Given task:
Give back exactly the lines from the beginning of the listing below to the line holding "const nodeTicks = [1, 5, 9, 13];", both ends included; the pictures stay out.
**** Data section
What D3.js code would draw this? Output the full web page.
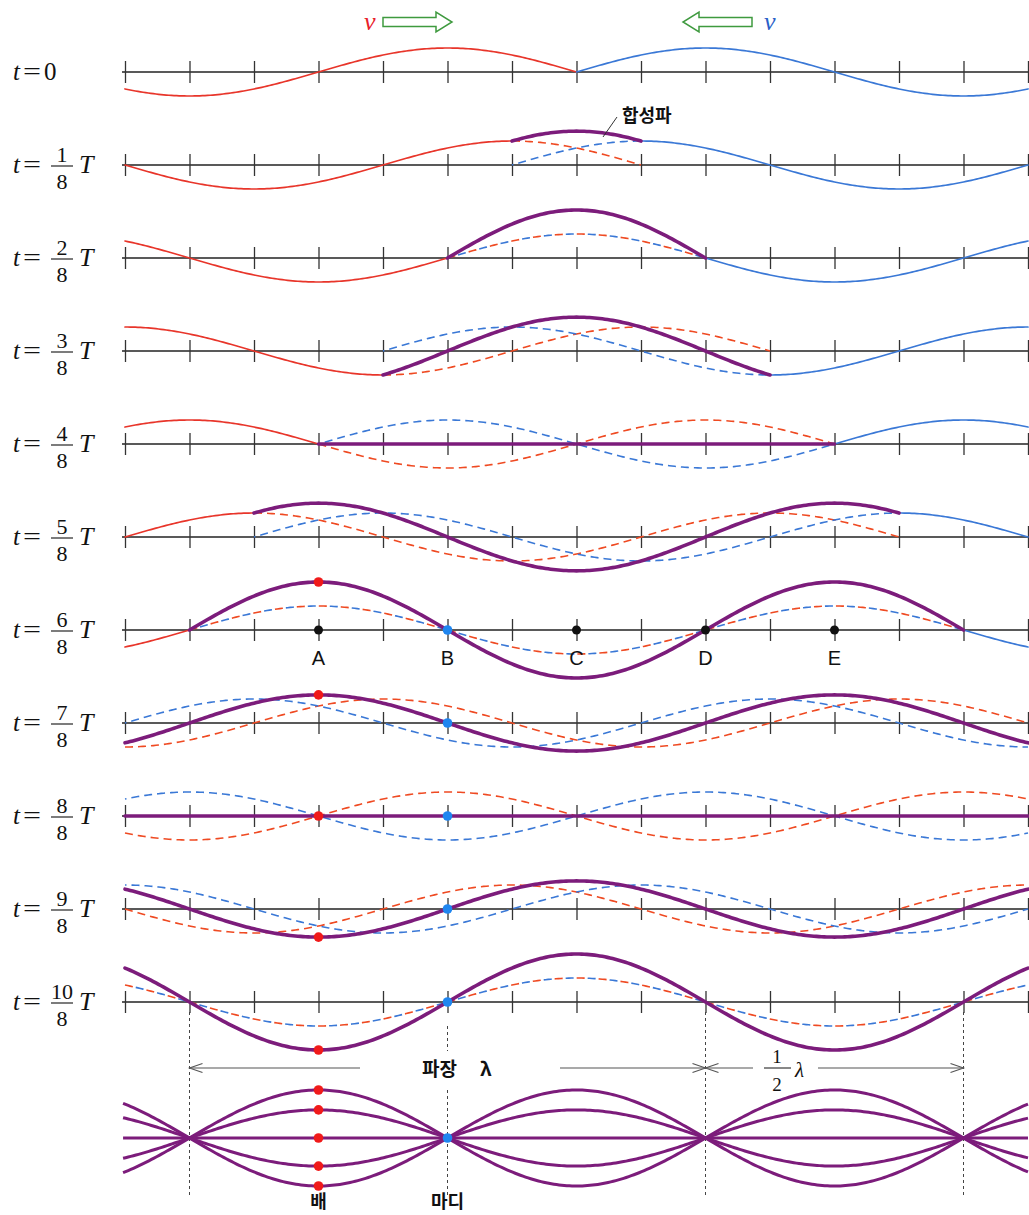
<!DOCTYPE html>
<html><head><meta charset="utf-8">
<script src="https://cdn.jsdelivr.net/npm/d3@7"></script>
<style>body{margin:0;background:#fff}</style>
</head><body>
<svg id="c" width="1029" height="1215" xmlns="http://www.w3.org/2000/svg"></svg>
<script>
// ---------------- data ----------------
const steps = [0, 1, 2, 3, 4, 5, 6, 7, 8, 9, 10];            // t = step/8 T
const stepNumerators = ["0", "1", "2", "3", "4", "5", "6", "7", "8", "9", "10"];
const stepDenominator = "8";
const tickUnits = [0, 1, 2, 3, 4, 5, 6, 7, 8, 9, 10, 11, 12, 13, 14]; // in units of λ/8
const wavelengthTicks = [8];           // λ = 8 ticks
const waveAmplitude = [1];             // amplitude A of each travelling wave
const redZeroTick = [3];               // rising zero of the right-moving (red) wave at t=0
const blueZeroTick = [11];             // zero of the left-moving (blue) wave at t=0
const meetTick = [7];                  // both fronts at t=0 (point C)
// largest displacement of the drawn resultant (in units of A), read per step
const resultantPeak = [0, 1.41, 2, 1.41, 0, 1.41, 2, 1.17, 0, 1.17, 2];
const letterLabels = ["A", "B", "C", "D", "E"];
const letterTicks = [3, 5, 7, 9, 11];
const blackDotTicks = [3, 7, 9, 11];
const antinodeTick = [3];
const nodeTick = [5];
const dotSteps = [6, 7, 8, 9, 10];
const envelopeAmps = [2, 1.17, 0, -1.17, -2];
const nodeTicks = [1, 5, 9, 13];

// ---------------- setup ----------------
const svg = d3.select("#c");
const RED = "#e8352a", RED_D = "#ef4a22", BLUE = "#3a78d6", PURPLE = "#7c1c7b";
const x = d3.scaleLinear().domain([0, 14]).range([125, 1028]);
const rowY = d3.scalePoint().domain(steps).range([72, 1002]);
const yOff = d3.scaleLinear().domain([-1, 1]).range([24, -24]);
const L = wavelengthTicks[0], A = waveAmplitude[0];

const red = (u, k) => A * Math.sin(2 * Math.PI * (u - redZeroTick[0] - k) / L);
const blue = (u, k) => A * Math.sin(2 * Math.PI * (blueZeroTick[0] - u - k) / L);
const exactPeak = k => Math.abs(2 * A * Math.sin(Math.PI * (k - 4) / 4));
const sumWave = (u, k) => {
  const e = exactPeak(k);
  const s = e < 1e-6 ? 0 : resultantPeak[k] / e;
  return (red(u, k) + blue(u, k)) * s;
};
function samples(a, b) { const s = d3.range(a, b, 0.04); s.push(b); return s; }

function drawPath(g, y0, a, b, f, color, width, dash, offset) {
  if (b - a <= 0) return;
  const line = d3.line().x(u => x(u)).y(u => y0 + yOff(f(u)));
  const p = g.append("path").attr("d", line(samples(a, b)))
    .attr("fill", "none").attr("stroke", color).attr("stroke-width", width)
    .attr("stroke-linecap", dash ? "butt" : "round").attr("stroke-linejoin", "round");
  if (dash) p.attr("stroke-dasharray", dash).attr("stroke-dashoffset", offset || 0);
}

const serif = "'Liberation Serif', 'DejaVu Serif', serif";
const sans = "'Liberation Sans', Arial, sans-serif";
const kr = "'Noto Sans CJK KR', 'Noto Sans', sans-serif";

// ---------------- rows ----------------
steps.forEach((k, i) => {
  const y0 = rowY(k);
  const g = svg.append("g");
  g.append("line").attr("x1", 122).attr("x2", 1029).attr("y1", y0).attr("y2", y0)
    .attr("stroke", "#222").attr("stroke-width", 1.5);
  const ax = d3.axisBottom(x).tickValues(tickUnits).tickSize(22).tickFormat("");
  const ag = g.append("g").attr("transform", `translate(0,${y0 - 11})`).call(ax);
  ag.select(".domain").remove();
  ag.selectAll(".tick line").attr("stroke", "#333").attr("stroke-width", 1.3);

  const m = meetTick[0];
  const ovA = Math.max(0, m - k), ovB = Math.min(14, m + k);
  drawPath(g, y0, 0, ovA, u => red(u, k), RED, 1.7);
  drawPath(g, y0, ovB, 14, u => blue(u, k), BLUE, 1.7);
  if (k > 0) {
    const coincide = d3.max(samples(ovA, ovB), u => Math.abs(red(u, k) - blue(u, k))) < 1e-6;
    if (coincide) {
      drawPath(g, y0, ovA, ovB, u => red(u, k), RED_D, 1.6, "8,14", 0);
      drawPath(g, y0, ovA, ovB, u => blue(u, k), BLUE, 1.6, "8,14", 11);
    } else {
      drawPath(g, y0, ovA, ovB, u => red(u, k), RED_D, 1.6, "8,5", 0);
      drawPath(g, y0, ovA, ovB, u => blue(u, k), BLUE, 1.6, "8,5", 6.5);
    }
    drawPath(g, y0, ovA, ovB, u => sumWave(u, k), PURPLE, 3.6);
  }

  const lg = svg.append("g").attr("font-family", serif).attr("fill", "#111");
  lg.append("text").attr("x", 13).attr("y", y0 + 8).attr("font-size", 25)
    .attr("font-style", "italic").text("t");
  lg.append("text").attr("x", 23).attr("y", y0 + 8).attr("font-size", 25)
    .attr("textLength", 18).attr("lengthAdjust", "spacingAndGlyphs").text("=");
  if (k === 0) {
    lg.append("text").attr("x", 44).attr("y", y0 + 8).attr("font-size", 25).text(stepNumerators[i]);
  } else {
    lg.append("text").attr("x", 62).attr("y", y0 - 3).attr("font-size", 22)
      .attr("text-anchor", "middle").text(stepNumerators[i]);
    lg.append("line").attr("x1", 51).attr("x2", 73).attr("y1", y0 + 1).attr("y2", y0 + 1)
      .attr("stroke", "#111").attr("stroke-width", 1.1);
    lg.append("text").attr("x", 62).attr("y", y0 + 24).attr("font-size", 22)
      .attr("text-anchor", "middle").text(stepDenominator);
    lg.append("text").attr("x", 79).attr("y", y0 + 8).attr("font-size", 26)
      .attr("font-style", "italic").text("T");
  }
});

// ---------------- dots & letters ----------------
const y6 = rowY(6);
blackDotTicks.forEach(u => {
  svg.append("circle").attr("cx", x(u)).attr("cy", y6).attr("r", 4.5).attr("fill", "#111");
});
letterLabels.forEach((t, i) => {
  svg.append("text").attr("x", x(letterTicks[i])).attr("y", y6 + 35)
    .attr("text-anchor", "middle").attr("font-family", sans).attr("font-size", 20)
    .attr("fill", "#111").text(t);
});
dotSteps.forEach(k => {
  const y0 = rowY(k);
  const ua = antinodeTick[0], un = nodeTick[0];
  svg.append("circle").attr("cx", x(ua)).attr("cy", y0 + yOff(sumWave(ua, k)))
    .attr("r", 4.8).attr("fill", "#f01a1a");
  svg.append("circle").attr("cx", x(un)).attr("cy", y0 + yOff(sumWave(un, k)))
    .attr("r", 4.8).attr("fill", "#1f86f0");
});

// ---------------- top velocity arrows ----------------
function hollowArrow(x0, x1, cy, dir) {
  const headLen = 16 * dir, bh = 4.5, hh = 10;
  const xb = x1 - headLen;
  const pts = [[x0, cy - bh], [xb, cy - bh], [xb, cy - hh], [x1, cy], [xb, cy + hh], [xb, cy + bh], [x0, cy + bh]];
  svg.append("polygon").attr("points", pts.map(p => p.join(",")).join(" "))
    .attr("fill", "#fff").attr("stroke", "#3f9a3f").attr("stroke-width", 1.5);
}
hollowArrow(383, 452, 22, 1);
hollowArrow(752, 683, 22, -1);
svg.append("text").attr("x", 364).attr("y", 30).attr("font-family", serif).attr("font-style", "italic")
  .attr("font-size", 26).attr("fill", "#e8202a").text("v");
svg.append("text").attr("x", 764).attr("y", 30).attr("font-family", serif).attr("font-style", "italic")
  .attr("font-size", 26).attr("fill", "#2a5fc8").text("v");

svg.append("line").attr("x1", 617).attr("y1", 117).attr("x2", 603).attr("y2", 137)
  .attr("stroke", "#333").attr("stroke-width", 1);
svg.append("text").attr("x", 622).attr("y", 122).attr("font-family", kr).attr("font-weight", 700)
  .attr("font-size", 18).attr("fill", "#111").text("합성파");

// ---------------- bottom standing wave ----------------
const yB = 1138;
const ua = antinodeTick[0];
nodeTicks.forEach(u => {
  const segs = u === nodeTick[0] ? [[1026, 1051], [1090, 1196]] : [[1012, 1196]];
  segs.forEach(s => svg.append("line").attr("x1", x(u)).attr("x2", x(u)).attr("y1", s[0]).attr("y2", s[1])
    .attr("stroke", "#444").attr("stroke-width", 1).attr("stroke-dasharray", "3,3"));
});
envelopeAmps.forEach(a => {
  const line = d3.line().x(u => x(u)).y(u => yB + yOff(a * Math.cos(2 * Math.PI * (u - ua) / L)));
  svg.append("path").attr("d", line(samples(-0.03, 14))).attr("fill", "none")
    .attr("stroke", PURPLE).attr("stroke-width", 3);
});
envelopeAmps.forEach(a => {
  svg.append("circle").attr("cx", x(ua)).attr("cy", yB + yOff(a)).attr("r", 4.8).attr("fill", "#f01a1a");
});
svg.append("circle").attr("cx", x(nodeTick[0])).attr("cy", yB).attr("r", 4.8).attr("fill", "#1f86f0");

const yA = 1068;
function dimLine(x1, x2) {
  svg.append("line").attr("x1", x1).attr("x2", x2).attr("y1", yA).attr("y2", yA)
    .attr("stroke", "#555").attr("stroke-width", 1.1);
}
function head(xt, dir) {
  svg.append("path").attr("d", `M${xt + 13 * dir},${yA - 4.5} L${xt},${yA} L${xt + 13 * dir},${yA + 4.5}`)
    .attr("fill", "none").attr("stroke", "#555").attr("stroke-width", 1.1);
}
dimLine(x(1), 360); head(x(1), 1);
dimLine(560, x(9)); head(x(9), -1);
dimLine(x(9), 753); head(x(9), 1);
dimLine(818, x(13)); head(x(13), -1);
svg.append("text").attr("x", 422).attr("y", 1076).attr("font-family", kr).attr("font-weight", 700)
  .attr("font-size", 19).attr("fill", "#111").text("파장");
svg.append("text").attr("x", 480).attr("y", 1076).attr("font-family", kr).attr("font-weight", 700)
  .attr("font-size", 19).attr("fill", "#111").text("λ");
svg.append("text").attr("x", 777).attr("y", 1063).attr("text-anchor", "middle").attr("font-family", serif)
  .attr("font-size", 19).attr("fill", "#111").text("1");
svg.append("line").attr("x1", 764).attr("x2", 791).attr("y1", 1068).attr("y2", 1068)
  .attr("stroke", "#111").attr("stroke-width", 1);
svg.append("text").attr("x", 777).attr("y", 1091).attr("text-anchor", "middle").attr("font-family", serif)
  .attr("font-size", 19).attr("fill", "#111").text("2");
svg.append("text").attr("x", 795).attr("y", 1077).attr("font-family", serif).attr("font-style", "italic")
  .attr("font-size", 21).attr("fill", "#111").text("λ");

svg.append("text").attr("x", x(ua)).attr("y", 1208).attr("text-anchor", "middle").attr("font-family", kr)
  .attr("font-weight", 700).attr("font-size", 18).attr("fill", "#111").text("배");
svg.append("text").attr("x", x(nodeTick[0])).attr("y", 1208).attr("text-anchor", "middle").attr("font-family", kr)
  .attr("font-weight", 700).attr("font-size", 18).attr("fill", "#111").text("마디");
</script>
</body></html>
********
Output below:
What D3.js code would draw this? Output the full web page.
<!DOCTYPE html>
<html><head><meta charset="utf-8">
<script src="https://cdn.jsdelivr.net/npm/d3@7"></script>
<style>body{margin:0;background:#fff}</style>
</head><body>
<svg id="c" width="1029" height="1215" xmlns="http://www.w3.org/2000/svg"></svg>
<script>
// ---------------- data ----------------
const steps = [0, 1, 2, 3, 4, 5, 6, 7, 8, 9, 10];            // t = step/8 T
const stepNumerators = ["0", "1", "2", "3", "4", "5", "6", "7", "8", "9", "10"];
const stepDenominator = "8";
const tickUnits = [0, 1, 2, 3, 4, 5, 6, 7, 8, 9, 10, 11, 12, 13, 14]; // in units of λ/8
const wavelengthTicks = [8];           // λ = 8 ticks
const waveAmplitude = [1];             // amplitude A of each travelling wave
const redZeroTick = [3];               // rising zero of the right-moving (red) wave at t=0
const blueZeroTick = [11];             // zero of the left-moving (blue) wave at t=0
const meetTick = [7];                  // both fronts at t=0 (point C)
// largest displacement of the drawn resultant (in units of A), read per step
const resultantPeak = [0, 1.41, 2, 1.41, 0, 1.41, 2, 1.17, 0, 1.17, 2];
const letterLabels = ["A", "B", "C", "D", "E"];
const letterTicks = [3, 5, 7, 9, 11];
const blackDotTicks = [3, 7, 9, 11];
const antinodeTick = [3];
const nodeTick = [5];
const dotSteps = [6, 7, 8, 9, 10];
const envelopeAmps = [2, 1.17, 0, -1.17, -2];
const nodeTicks = [1, 5, 9, 13];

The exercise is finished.